The word, ‘Blockchain’ has created a big splash in the market. Understanding the fundamentals has presented opportunities of the disruptive innovation. Blockchain, the term defines the shared immutable and decentralized ledger for recoding the history of transactions a group of which are stored as a block.
Question may arise about the consideration of Blockchain, Cryptocurrency and Bitcoin to be the same. The answer is: No, they aren’t the same. They are closely correlated as Blockchain is the technology that has enabled the existence of Bitcoin: the best-known cryptocurrency so far and a digital medium of exchange that uses state-of-the-art encryption techniques to control the creation of monetary units and to verify fund transfers.
How does the cryptocurrency transaction work?
Cryptocurrency is an encrypted decentralized digital currency transferred from one electronic bitcoin wallet to another which has been digitally signed for security purposes. This process is confirmed in a public ledger called the Blockchain via mining where everyone on the network is aware about the transaction and the history of each transaction can be traced back to the point where the bitcoins are produced.
Various perspectives of the issues faced in the cryptocurrency trading
1. Phishing and Spoofing Payment Information
As with the ordinary e-money, cryptocurrency can be phished by directing the user to a phishing website where he can upload his crypto-wallets and enter a password. While spoofing of payment can happen when one tries to accurately copy the wallet address but is replaced by malware as not every user is vigilant to double check a long jumble of characters in the address.
2. Error in User Address
A risk very specific to cryptocurrencies is when an error is made in the address which results into the loss of money. Taking an example of Ethereum money, when the last digits of the address isn’t copied properly, the money will disappear into the air or would be transferred to the exact address but the money multiplied by 256 will be transferred.
3. Loss of a Wallet File
One of the major problems in the cryptocurrencies is the loss or the theft where the user is acquainted to storing his cryptocurrency files on the computers and the files are lost due to hard disk crashes or malware. It is feasible for the advanced users to make a hardcopy of their secret key or purchase USB hardware wallets but the number of such users is small.
4. Insecure ICOs
Investing in cryptocurrency or Blockchain- a type of fundraising can be termed as Initial Coin Offering (ICO). The eventual outcome is to raise an outrageous amount of funds through cryptocurrency with just an Internet connection. There is no risk access mechanism to regulate the cryptocurrency market to track down and de-anonymize a payee on the cryptocurrency market.

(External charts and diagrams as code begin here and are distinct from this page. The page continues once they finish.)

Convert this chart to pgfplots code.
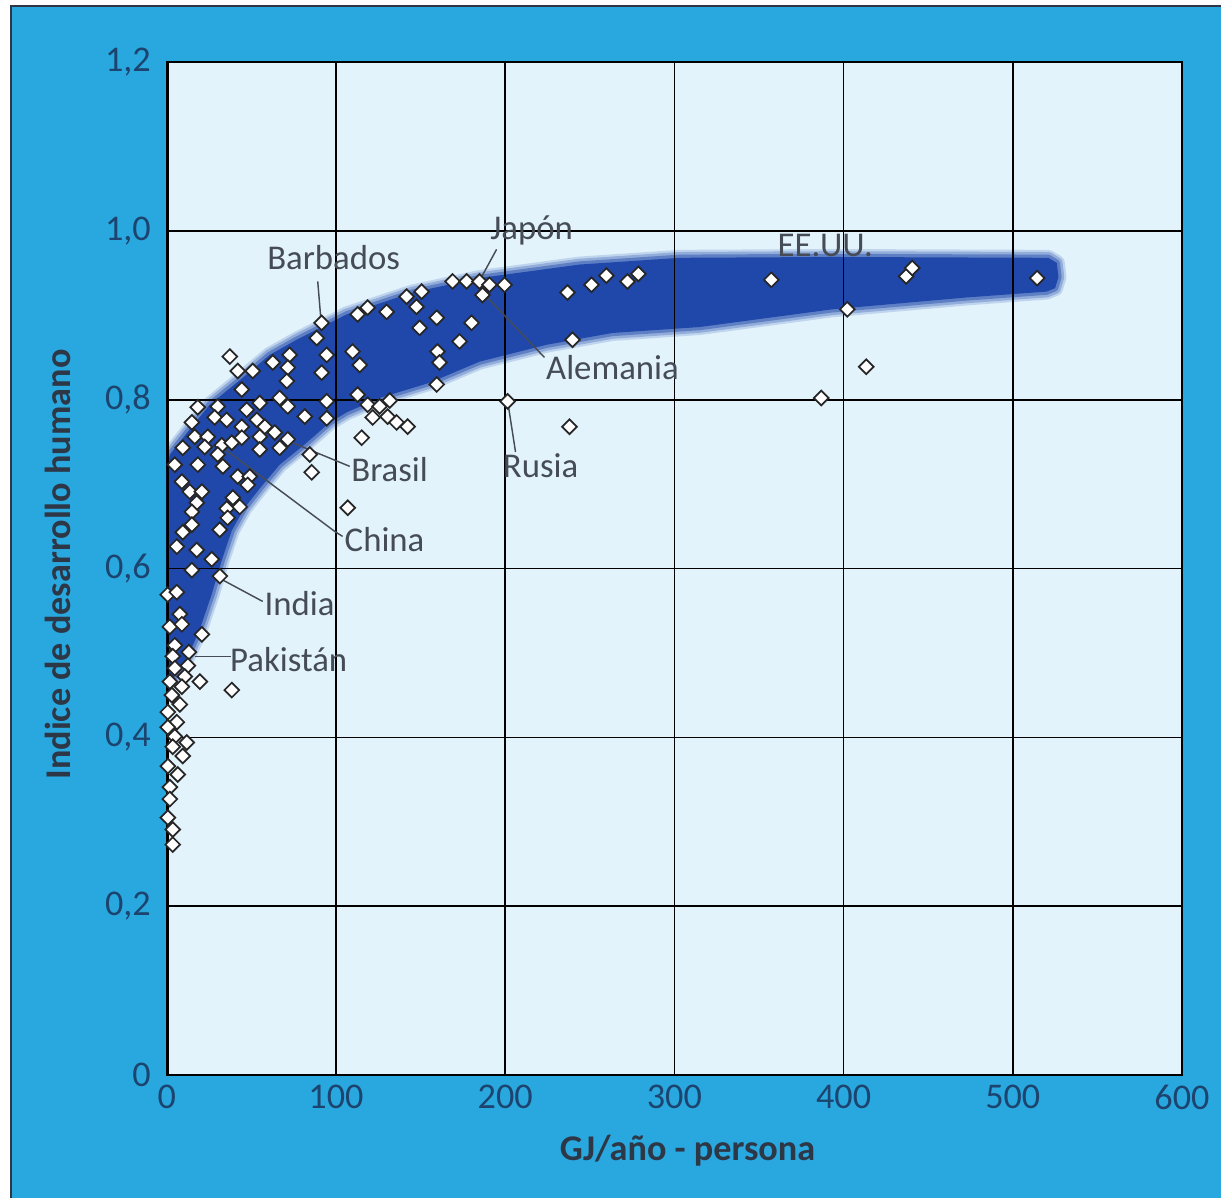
\documentclass[border=0pt]{standalone}
\usepackage{pgfplots}
\pgfplotsset{compat=1.18}
\usepackage{fontspec}
\setmainfont{Carlito}
\definecolor{outerblue}{RGB}{41,168,224}
\definecolor{innerbg}{RGB}{226,243,252}
\definecolor{bandcol}{RGB}{32,72,170}
\definecolor{tickcol}{RGB}{28,68,110}
\definecolor{labcol}{RGB}{45,55,70}
\definecolor{anncol}{RGB}{70,76,86}

\pgfplotstableread{
x y
37.2 0.851
41.9 0.834
50.8 0.834
62.6 0.844
72.6 0.853
71.5 0.838
70.9 0.822
44.3 0.812
66.7 0.802
71.5 0.792
18.3 0.791
30.1 0.792
47.2 0.788
54.9 0.796
14.8 0.773
28.3 0.779
35.4 0.776
53.2 0.776
44.3 0.768
57.9 0.768
16.5 0.756
24.2 0.756
44.3 0.755
54.9 0.756
63.8 0.761
71.5 0.753
9.4 0.743
22.4 0.744
32.5 0.746
38.4 0.749
54.9 0.741
66.7 0.743
4.7 0.723
18.3 0.723
30.1 0.735
33.1 0.721
41.9 0.709
49.0 0.709
47.8 0.699
8.9 0.703
13.6 0.691
20.7 0.691
39.0 0.684
43.1 0.673
17.7 0.678
14.8 0.667
35.4 0.671
36.0 0.660
31.3 0.646
14.8 0.652
9.4 0.643
5.9 0.626
17.7 0.622
26.6 0.611
14.8 0.598
31.3 0.591
0.5 0.569
5.9 0.572
7.7 0.546
1.8 0.531
8.9 0.534
20.7 0.522
4.7 0.509
13.0 0.501
3.5 0.496
12.4 0.485
4.7 0.482
10.6 0.472
19.5 0.466
1.8 0.466
8.9 0.460
3.0 0.450
38.4 0.456
7.7 0.439
0.6 0.430
5.9 0.418
0.6 0.412
4.7 0.401
11.8 0.394
3.5 0.389
9.4 0.378
0.6 0.366
6.5 0.356
1.8 0.341
1.8 0.327
0.6 0.305
3.5 0.291
3.5 0.273
88.6 0.873
94.5 0.853
91.5 0.832
109.8 0.857
114.0 0.841
81.5 0.780
94.5 0.798
94.5 0.778
112.8 0.806
118.7 0.794
125.8 0.792
131.7 0.799
121.7 0.779
130.5 0.780
135.8 0.773
142.3 0.768
115.2 0.755
84.5 0.735
85.6 0.714
106.9 0.672
91.5 0.891
112.8 0.901
118.7 0.909
129.9 0.904
141.7 0.922
150.6 0.928
147.6 0.910
159.5 0.897
149.4 0.885
168.9 0.940
177.2 0.940
184.8 0.940
190.7 0.936
199.6 0.936
186.6 0.924
180.1 0.891
173.0 0.869
160.0 0.857
161.2 0.844
159.5 0.818
236.8 0.927
251.0 0.936
259.8 0.947
272.3 0.940
278.7 0.949
239.8 0.871
201.4 0.798
238.0 0.768
357.3 0.942
437.0 0.946
440.6 0.956
514.4 0.944
402.2 0.907
413.4 0.839
386.8 0.802
}\pts

\pgfplotstableread{
x y
0 0.717
1.8 0.735
13.6 0.765
25.4 0.794
44.9 0.826
60.8 0.853
76.8 0.871
106.3 0.901
145.3 0.927
184.8 0.944
243.9 0.960
303 0.968
393.3 0.969
521 0.968
526 0.962
527 0.945
525 0.932
520 0.928
472.5 0.921
393.3 0.907
314.8 0.886
263.4 0.879
224.4 0.865
184.8 0.845
155.3 0.820
125.8 0.802
106.3 0.785
96.3 0.773
81.5 0.747
66.7 0.723
55.0 0.695
46.0 0.672
38.4 0.645
32.5 0.610
26.6 0.570
19.5 0.528
13.6 0.501
7.7 0.480
1.8 0.466
0 0.464
}\band

\begin{document}
\begin{tikzpicture}
\fill[white] (0,0) rectangle (421.59pt,413.66pt);
\fill[outerblue] (3.45pt,0) rectangle (421.59pt,411.93pt);
\draw[labcol, line width=0.7pt] (3.8pt,0) -- (3.8pt,411.58pt) -- (421.59pt,411.58pt);
\fill[innerbg] (57.6pt,42.44pt) rectangle ++(350.52pt,349.83pt);
\begin{axis}[
  at={(57.6pt,42.44pt)}, anchor=south west,
  width=350.52pt, height=349.83pt, scale only axis,
  xmin=0, xmax=600, ymin=0, ymax=1.2,
  xtick={0,100,200,300,400,500,600},
  ytick={0,0.2,0.4,0.6,0.8,1.0,1.2},
  xticklabels={0,100,200,300,400,500,600},
  yticklabels={0,{0,2},{0,4},{0,6},{0,8},{1,0},{1,2}},
  axis line style={black, line width=0.7pt},
  major tick length=0pt,
  tick label style={font=\fontsize{12.5}{14}\selectfont, text=tickcol},
  yticklabel style={xshift=-2pt},
  xlabel={GJ/año - persona}, ylabel={Indice de desarrollo humano},
  label style={font=\bfseries\fontsize{12.5}{14}\selectfont, text=labcol},
  xlabel style={at={(axis description cs:0.513,-0.075)}, anchor=center},
  ylabel style={at={(axis description cs:-0.107,0.504)}, anchor=center},
]
\addplot[draw=bandcol, line width=5.5pt, opacity=0.18, line join=round, mark=none] table {\band} -- cycle;
\addplot[draw=bandcol, line width=4pt, opacity=0.28, line join=round, mark=none] table {\band} -- cycle;
\addplot[draw=bandcol, line width=2.2pt, opacity=0.45, line join=round, mark=none] table {\band} -- cycle;
\addplot[fill=bandcol, draw=none, mark=none] table {\band} -- cycle;

\begin{scope}[black, line width=0.6pt]
\draw (axis cs:100,0) -- (axis cs:100,1.2);
\draw (axis cs:200,0) -- (axis cs:200,1.2);
\draw (axis cs:300,0) -- (axis cs:300,1.2);
\draw (axis cs:400,0) -- (axis cs:400,1.2);
\draw (axis cs:500,0) -- (axis cs:500,1.2);
\draw (axis cs:0,0.2) -- (axis cs:600,0.2);
\draw (axis cs:0,0.4) -- (axis cs:600,0.4);
\draw (axis cs:0,0.6) -- (axis cs:600,0.6);
\draw (axis cs:0,0.8) -- (axis cs:600,0.8);
\draw (axis cs:0,1.0) -- (axis cs:600,1.0);
\draw[line width=1.4pt] (axis cs:0,0) -- (axis cs:0,1.2);
\end{scope}

\addplot[only marks, mark=square*, mark size=1.8pt,
  mark options={rotate=45, fill=white, draw=black!85, line width=0.6pt}] table {\pts};

\begin{scope}[anncol, line width=0.5pt]
\draw (axis cs:89.2,0.940) -- (axis cs:90.9,0.899);
\draw (axis cs:194.9,0.978) -- (axis cs:185.4,0.943);
\draw (axis cs:189,0.922) -- (axis cs:223.2,0.850);
\draw (axis cs:56.1,0.764) -- (axis cs:108.1,0.721);
\draw (axis cs:32.5,0.744) -- (axis cs:99.2,0.644) -- (axis cs:103.9,0.638);
\draw (axis cs:32.5,0.587) -- (axis cs:56.7,0.561);
\draw (axis cs:16.5,0.496) -- (axis cs:37.8,0.496);
\draw (axis cs:202,0.791) -- (axis cs:206.1,0.738);
\end{scope}
\begin{scope}[every node/.style={text=anncol, font=\fontsize{12}{14}\selectfont, inner sep=0pt}]
\node at (axis cs:98.6,0.968) {Barbados};
\node at (axis cs:215.6,1.000) {Japón};
\node at (axis cs:389.2,0.983) {EE.UU.};
\node at (axis cs:263.4,0.838) {Alemania};
\node at (axis cs:131.7,0.717) {Brasil};
\node at (axis cs:128.7,0.634) {China};
\node at (axis cs:78.5,0.559) {India};
\node at (axis cs:72.0,0.492) {Pakistán};
\node at (axis cs:220.9,0.722) {Rusia};
\end{scope}
\end{axis}
\end{tikzpicture}
\end{document}
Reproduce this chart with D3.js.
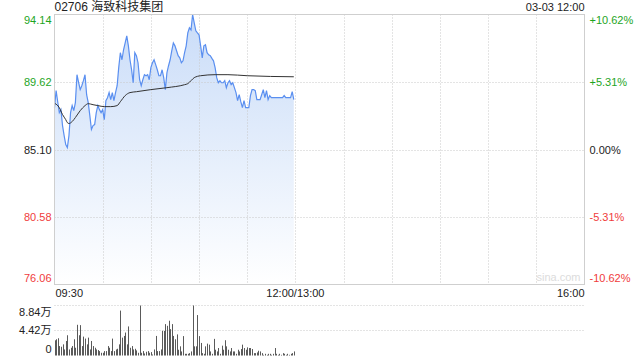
<!DOCTYPE html>
<html>
<head>
<meta charset="utf-8">
<script src="https://cdn.jsdelivr.net/npm/d3@7"></script>
<style>
  html, body { margin: 0; padding: 0; background: #fff; }
  svg { display: block; }
</style>
</head>
<body>
<div id="chart"></div>
<script>
const title = "02706 海致科技集团";
const stamp = "03-03 12:00";
const prevClose = 85.10;

// minute-by-minute price, 09:30 -> 12:00
const prices = [
  87.90, 89.05, 88.30, 87.57, 87.77, 86.70, 86.03, 85.43, 85.23, 86.03,
  87.57, 88.04, 87.70, 88.24, 90.11, 89.60, 89.11, 89.37, 89.71, 90.11,
  88.77, 88.24, 87.37, 86.44, 86.70, 86.77, 87.57, 88.04, 87.77, 87.57,
  87.77, 87.10, 88.37, 88.57, 88.91, 88.44, 88.91, 88.37, 88.91, 89.37,
  90.60, 91.58, 91.11, 91.78, 92.24, 92.71, 92.04, 91.11, 90.44, 89.57,
  91.58, 91.38, 90.91, 89.77, 89.37, 89.77, 90.11, 90.04, 90.11, 89.77,
  90.58, 90.91, 91.11, 90.78, 90.44, 90.04, 90.04, 90.44, 89.91, 89.11,
  90.24, 90.71, 91.11, 91.71, 92.24, 92.04, 91.71, 91.38, 91.24, 90.91,
  91.04, 91.58, 92.04, 92.91, 93.25, 93.11, 94.14, 93.58, 93.05, 92.91,
  92.78, 92.04, 91.24, 92.04, 92.11, 91.58, 91.44, 91.38, 91.20, 91.04,
  90.58, 89.91, 89.57, 89.71, 89.57, 89.57, 89.71, 89.24, 89.57, 89.71,
  89.44, 89.57, 89.24, 88.91, 88.37, 88.77, 88.30, 87.90, 88.37, 87.90,
  87.90, 87.90, 88.71, 89.11, 89.11, 89.04, 88.44, 88.44, 88.44, 88.77,
  89.11, 88.57, 89.04, 88.44, 88.71, 88.57, 88.57, 88.57, 88.57, 88.57,
  88.57, 88.57, 88.57, 88.71, 88.57, 88.57, 88.57, 88.57, 88.97, 88.44
];

// average price line, [minute, price]
const avgPoints = [
  [0, 88.20], [3, 87.90], [5, 87.44], [7, 87.10], [8, 86.90], [9, 86.84],
  [11, 86.97], [13, 87.24], [16, 87.70], [19, 88.04], [21, 88.17], [24, 88.10],
  [27, 88.04], [31, 87.97], [35, 87.97], [39, 88.04], [41, 88.30], [44, 88.71],
  [47, 88.91], [51, 88.97], [60, 89.11], [70, 89.24], [81, 89.44], [83, 89.51],
  [85, 89.71], [87, 89.91], [91, 90.04], [100, 90.11], [108, 90.11], [120, 90.04],
  [149, 89.97]
];

// volume per minute, in 万
const volumes = [
  2.69, 2.87, 3.05, 1.67, 1.55, 1.97, 1.07, 2.57, 3.58, 1.07,
  1.37, 1.67, 2.87, 1.37, 5.43, 3.58, 5.37, 1.67, 3.34, 2.99,
  1.97, 3.16, 1.07, 2.57, 1.67, 1.37, 1.07, 0.96, 0.78, 0.48,
  0.48, 0.78, 0.78, 1.67, 1.37, 0.78, 2.99, 0.78, 1.07, 1.19,
  1.97, 7.94, 3.16, 3.46, 4.06, 1.97, 5.14, 1.37, 1.67, 1.07,
  1.19, 0.90, 0.48, 8.84, 0.48, 0.78, 0.36, 0.66, 0.78, 0.48,
  0.60, 0.18, 1.07, 3.46, 0.78, 0.78, 1.07, 4.36, 4.36, 5.55,
  5.25, 6.15, 4.66, 5.55, 3.46, 2.87,
  3.73, 1.02, 1.62, 0.72, 3.43, 0.30, 0.30, 0.30, 0.42, 0.72,
  8.84, 1.62, 1.62, 7.15, 3.43, 2.22, 0.42, 0.30, 1.62, 2.10,
  1.92, 0.72, 0.30, 2.94, 1.02, 0.72, 1.32, 0.30, 1.74, 1.02,
  2.70, 1.62, 1.02, 0.72, 1.32, 0.72, 0.72, 0.30, 1.02, 0.72,
  1.14, 1.92, 1.32, 1.02, 1.44, 1.32, 1.32, 1.14, 0.42, 0.42,
  0.54, 0.84, 0.72, 0.42, 0.12, 0.30, 0.12, 0.30, 0.30, 0.12,
  0.30, 1.32, 0.30, 0.12, 0.30, 0.12, 0.42, 0.30, 0.12, 0.30,
  0.12, 0.30, 0.42, 0.72
];

const priceTicks = [94.14, 89.62, 85.10, 80.58, 76.06];
const pctTicks = ["+10.62%", "+5.31%", "0.00%", "-5.31%", "-10.62%"];
const volTicks = [8.84, 4.42, 0];
const timeLabels = ["09:30", "12:00/13:00", "16:00"];
const timeLabelMinutes = [0, 150, 330];

const width = 640, height = 360;
const box = { left: 54.5, right: 584.5, top: 14.5, bottom: 284.5, volTop: 305.5, volBottom: 355.5 };
const font = "Arial, 'Liberation Sans', 'Noto Sans CJK SC', sans-serif";
const green = "#1ea51e", red = "#f03c3c", gridColor = "#c8c8c8";

const svg = d3.select("#chart").append("svg")
  .attr("width", width)
  .attr("height", height)
  .style("font-family", font);

const x = d3.scaleLinear().domain([0, 330]).range([box.left, box.right]);
const y = d3.scaleLinear().domain([76.06, 94.14]).range([box.bottom, box.top]);
const yv = d3.scaleLinear().domain([0, 8.84]).range([box.volBottom, box.volTop]);

// gradient for area
const grad = svg.append("defs").append("linearGradient")
  .attr("id", "fill")
  .attr("gradientUnits", "userSpaceOnUse")
  .attr("x1", 0).attr("x2", 0)
  .attr("y1", box.top).attr("y2", box.bottom);
grad.append("stop").attr("offset", "0%").attr("stop-color", "#c9dcf8");
grad.append("stop").attr("offset", "100%").attr("stop-color", "#ffffff");

// watermark
svg.append("text")
  .attr("x", box.right - 4).attr("y", box.bottom - 4)
  .attr("text-anchor", "end")
  .style("font-size", "11px")
  .style("fill", "#dcdcdc")
  .text("sina.com");

// price area
const pts = prices.map((p, i) => [i, p]);
svg.append("path")
  .datum(pts)
  .attr("fill", "url(#fill)")
  .attr("d", d3.area().x(d => x(d[0])).y0(box.bottom).y1(d => y(d[1])));

// grid
const gridG = svg.append("g")
  .attr("stroke", gridColor)
  .attr("stroke-dasharray", "1,2")
  .attr("fill", "none");
d3.range(30, 330, 30).forEach(m => {
  gridG.append("line")
    .attr("x1", Math.round(x(m)) + 0.5).attr("x2", Math.round(x(m)) + 0.5)
    .attr("y1", box.top).attr("y2", box.bottom);
});
[89.62, 85.10, 80.58].forEach(v => {
  gridG.append("line")
    .attr("x1", box.left).attr("x2", box.right)
    .attr("y1", Math.round(y(v)) + 0.5).attr("y2", Math.round(y(v)) + 0.5);
});
volTicks.slice(0, 2).forEach(v => {
  gridG.append("line")
    .attr("x1", box.left).attr("x2", box.right)
    .attr("y1", yv(v)).attr("y2", yv(v));
});

// price + average lines
svg.append("path")
  .datum(pts)
  .attr("fill", "none")
  .attr("stroke", "#5a8ff0")
  .attr("stroke-width", 1.2)
  .attr("d", d3.line().x(d => x(d[0])).y(d => y(d[1])));

svg.append("path")
  .datum(avgPoints)
  .attr("fill", "none")
  .attr("stroke", "#333")
  .attr("stroke-width", 1)
  .attr("d", d3.line().curve(d3.curveMonotoneX).x(d => x(d[0])).y(d => y(d[1])));

// frame
svg.append("rect")
  .attr("x", box.left).attr("y", box.top)
  .attr("width", box.right - box.left).attr("height", box.bottom - box.top)
  .attr("fill", "none")
  .attr("stroke", "#cfcfcf");

// volume bars
svg.append("g")
  .selectAll("rect")
  .data(volumes)
  .join("rect")
  .attr("x", (d, i) => Math.round(x(i)))
  .attr("y", d => yv(d))
  .attr("width", 1)
  .attr("height", d => box.volBottom - yv(d))
  .attr("fill", "#5a5a5a");

// title and stamp
svg.append("text")
  .attr("x", box.left).attr("y", 11)
  .style("font-size", "12px").style("fill", "#222")
  .text(title);
svg.append("text")
  .attr("x", box.right).attr("y", 11)
  .attr("text-anchor", "end")
  .style("font-size", "11px").style("fill", "#222")
  .text(stamp);

// price labels left / pct labels right
const labelY = (v, i) => {
  const yy = y(v);
  if (i === 0) return yy + 9;
  if (i === priceTicks.length - 1) return yy - 3;
  return yy + 4;
};
const tickColor = v => v > prevClose + 0.001 ? green : (v < prevClose - 0.001 ? red : "#222");

svg.append("g")
  .selectAll("text")
  .data(priceTicks)
  .join("text")
  .attr("x", box.left - 3)
  .attr("y", (d, i) => labelY(d, i))
  .attr("text-anchor", "end")
  .style("font-size", "11px")
  .style("fill", d => tickColor(d))
  .text(d => d.toFixed(2));

svg.append("g")
  .selectAll("text")
  .data(pctTicks)
  .join("text")
  .attr("x", box.right + 5)
  .attr("y", (d, i) => labelY(priceTicks[i], i))
  .style("font-size", "11px")
  .style("fill", (d, i) => tickColor(priceTicks[i]))
  .text(d => d);

// time labels
svg.append("g")
  .selectAll("text")
  .data(timeLabels)
  .join("text")
  .attr("x", (d, i) => x(timeLabelMinutes[i]) + (i === 0 ? 1 : 0))
  .attr("y", 297)
  .attr("text-anchor", (d, i) => i === 0 ? "start" : (i === 1 ? "middle" : "end"))
  .style("font-size", "11px")
  .style("fill", "#222")
  .text(d => d);

// volume labels
svg.append("g")
  .selectAll("text")
  .data(volTicks)
  .join("text")
  .attr("x", box.left - 3)
  .attr("y", (d, i) => i === 0 ? yv(d) + 10 : (i === 1 ? yv(d) + 3 : yv(d) - 3))
  .attr("text-anchor", "end")
  .style("font-size", "11px")
  .style("fill", "#222")
  .text(d => d === 0 ? "0" : d.toFixed(2) + "万");
</script>
</body>
</html>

5. Hacking of Payment Gateway
The hackers are following a new strategy of convincing the hosting provider that they are the real domain owners and then intercept the cash flows. The classic finance services have fallen prey to such kind of strategies adopted by hackers.
6. Fraud at the Trading Exchange
With the popularity and price rise of bitcoin, many exchanges are coming up to let interested users buy cryptocurrencies. These trading exchange sites store public and private keys of all their users’ wallets with them. A trading exchange provider may find it to be lucrative to run away with all their users’ cryptocurrencies rather than earning only the commission on the trading transactions. However, due to lack of legal and regulatory backup, there is not much that can be done in such cases. Thus, it poses an open risk to all traders.
Precautionary measures that can be taken to avoid issues in cryptocurrency trading
Consider Bitcoin wallet as a program to send, receive, store and monitor bitcoins’ balance, where the wallets monitor bitcoin address on the Blockchain and update their own balance with each transaction. The most important thing that defines a wallet is private key and public key. Receiving bitcoins is possible only by mentioning the public key whereas one needs to mention private key to send the bitcoins. Private key acts as a password to the bitcoin wallet which makes it very secure. The combination of the recipient’s public key and your private key is what makes a cryptocurrency transaction possible. There are secure ways to keep the hackers or malware away from logging your keystrokes through Paper Wallet and Hardware Wallet.
Paper Wallet can be specified as a single key written on a piece of paper used multiple times as a wallet- a secure way of storing bitcoins as they are not exposed to malware. To securely backup paper wallets is quite difficult but can be easily stored in safe deposit boxes for security purpose.
Hardware Wallet can be considered as a special type of bitcoin wallet to securely store the user’s private key. The major advantage of having hardware wallet over standard software wallet is that the private keys are often stored in a protected area of a micro-controlled and cannot be transferred out of the hardware in plain text. Hardware wallet does not allow users to validate the operation on the devices as it doesn’t resemble the open source software. BITLOX the world’s only standalone secure hardware crypto wallet is an example that can be taken into consideration.
According to Gartner, in 5 years a Blockchain based business will be worth $10 billion. Bitcoin and Blockchain technology being widely accepted confirmed the Blockchain to be the base of new businesses. Although there could be few difficulties while trading, taking precautionary measures as stated above, dealing with Bitcoins while using Blockchain technology will help you free up cash, create new forms of value, reduce transaction costs and accelerate the business processes.